Halkbank'ın, ABD'nin nükleer programı nedeniyle İran'a uyguladığı yaptırımları deldiği, miktarı milyarlarca dolara varan ve yıllarca süren bir kara para aklama mekanizmasının parçası olduğu belirtiliyor. Halkbank’ın dahil olduğu bu dolandırıcılığın Türk devlet yetkilileri tarafından desteklendiği ve korunduğu belirtilen iddianamede, İran’a yasa dışı yollardan 20 milyar dolar aktarıldığı kaydediliyor.

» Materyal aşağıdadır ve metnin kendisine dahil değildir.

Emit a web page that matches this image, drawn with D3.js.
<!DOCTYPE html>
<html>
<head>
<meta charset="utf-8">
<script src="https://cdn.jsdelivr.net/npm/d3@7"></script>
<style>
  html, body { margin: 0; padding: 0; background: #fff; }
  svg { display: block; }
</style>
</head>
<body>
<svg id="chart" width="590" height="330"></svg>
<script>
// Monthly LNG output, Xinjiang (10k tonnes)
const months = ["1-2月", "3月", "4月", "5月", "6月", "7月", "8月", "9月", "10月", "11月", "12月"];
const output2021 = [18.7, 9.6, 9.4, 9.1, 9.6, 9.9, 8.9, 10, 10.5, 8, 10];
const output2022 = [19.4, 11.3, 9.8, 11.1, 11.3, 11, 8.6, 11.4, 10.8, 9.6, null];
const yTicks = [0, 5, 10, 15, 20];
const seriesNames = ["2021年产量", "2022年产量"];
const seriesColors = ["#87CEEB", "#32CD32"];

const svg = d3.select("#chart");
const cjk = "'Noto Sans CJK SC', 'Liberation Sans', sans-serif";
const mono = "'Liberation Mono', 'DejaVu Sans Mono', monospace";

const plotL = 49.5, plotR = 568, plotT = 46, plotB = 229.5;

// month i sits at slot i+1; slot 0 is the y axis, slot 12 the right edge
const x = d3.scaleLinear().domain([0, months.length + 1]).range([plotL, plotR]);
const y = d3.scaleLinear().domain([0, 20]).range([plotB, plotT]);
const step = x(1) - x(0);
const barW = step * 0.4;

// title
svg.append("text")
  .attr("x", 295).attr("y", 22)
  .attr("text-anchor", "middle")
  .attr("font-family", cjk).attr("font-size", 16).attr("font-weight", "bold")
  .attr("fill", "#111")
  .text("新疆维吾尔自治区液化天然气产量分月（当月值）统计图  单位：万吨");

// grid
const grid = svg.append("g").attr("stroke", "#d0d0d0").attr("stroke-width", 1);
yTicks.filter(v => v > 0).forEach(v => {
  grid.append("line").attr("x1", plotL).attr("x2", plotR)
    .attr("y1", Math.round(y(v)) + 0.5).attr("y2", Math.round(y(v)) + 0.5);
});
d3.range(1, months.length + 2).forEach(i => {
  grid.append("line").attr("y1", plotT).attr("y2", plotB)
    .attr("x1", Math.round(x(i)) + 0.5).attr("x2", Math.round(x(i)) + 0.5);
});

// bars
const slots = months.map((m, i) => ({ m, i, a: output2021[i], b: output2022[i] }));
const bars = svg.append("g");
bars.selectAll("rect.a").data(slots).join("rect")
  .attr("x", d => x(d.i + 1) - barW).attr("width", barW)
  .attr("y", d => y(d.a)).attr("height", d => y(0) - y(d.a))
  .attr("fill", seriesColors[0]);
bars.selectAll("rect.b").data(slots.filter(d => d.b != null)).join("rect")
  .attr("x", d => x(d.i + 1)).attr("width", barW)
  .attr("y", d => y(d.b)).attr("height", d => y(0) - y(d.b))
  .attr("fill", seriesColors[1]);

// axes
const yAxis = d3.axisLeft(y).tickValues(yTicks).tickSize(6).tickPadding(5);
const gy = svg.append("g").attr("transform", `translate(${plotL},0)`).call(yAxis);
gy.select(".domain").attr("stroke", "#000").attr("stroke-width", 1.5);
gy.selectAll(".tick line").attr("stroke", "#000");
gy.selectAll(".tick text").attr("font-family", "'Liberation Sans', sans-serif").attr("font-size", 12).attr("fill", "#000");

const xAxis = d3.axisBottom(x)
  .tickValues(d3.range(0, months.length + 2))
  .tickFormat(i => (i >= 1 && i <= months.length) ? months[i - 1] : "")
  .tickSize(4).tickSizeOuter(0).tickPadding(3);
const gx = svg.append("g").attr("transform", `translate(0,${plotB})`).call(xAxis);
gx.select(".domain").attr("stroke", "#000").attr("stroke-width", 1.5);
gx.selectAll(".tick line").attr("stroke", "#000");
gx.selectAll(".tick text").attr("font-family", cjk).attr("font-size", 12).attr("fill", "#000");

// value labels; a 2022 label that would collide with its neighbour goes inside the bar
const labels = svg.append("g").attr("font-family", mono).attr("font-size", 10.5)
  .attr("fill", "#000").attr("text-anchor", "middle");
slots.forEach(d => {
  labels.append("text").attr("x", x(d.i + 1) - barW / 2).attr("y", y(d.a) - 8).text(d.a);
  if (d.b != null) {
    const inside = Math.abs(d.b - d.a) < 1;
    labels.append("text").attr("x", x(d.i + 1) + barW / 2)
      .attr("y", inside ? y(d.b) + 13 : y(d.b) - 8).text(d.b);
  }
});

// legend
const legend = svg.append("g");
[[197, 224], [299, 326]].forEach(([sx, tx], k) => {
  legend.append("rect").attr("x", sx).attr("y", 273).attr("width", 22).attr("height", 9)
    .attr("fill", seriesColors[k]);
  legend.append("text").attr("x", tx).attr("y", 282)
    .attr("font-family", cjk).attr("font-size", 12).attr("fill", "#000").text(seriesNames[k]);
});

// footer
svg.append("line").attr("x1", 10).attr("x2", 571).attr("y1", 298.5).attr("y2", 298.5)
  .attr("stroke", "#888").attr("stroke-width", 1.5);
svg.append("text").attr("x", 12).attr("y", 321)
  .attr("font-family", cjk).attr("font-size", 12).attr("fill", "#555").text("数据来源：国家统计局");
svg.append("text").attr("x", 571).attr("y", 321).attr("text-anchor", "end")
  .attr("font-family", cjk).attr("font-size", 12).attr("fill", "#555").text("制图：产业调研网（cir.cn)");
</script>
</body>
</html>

New York Güney Bölgesi Federal Mahkemesi'nde görülen davada tutuklu yargılanan ve para transferlerine yardım eden eski Halkbank Genel Müdür Yardımcısı Mehmet Hakan Atilla’ya, Mayıs 2018'de 32 ay hapis cezası verilmişti. ABD'de toplam 28 ay tutuklu kalan Atilla, avukatların temyize gitmesi sonucu serbest bırakılmış, Temmuz 2019’da Türkiye’ye geri dönmüştü. Atilla’yı havaalanında dönemin Maliye Bakanı ve şimdinin kayıp damadı Berat Albayrak karşılamıştı.
Kara para aklamanın ve dolandırıcılığın bir diğer ismi Rıza Sarraf ise 19 Mart 2016’da ABD’de tutuklanmış ve yargılanmasına kısa süre kala hakkındaki suçlamaları kabul etmiş ve savcılıkla iş birliğine gitmişti.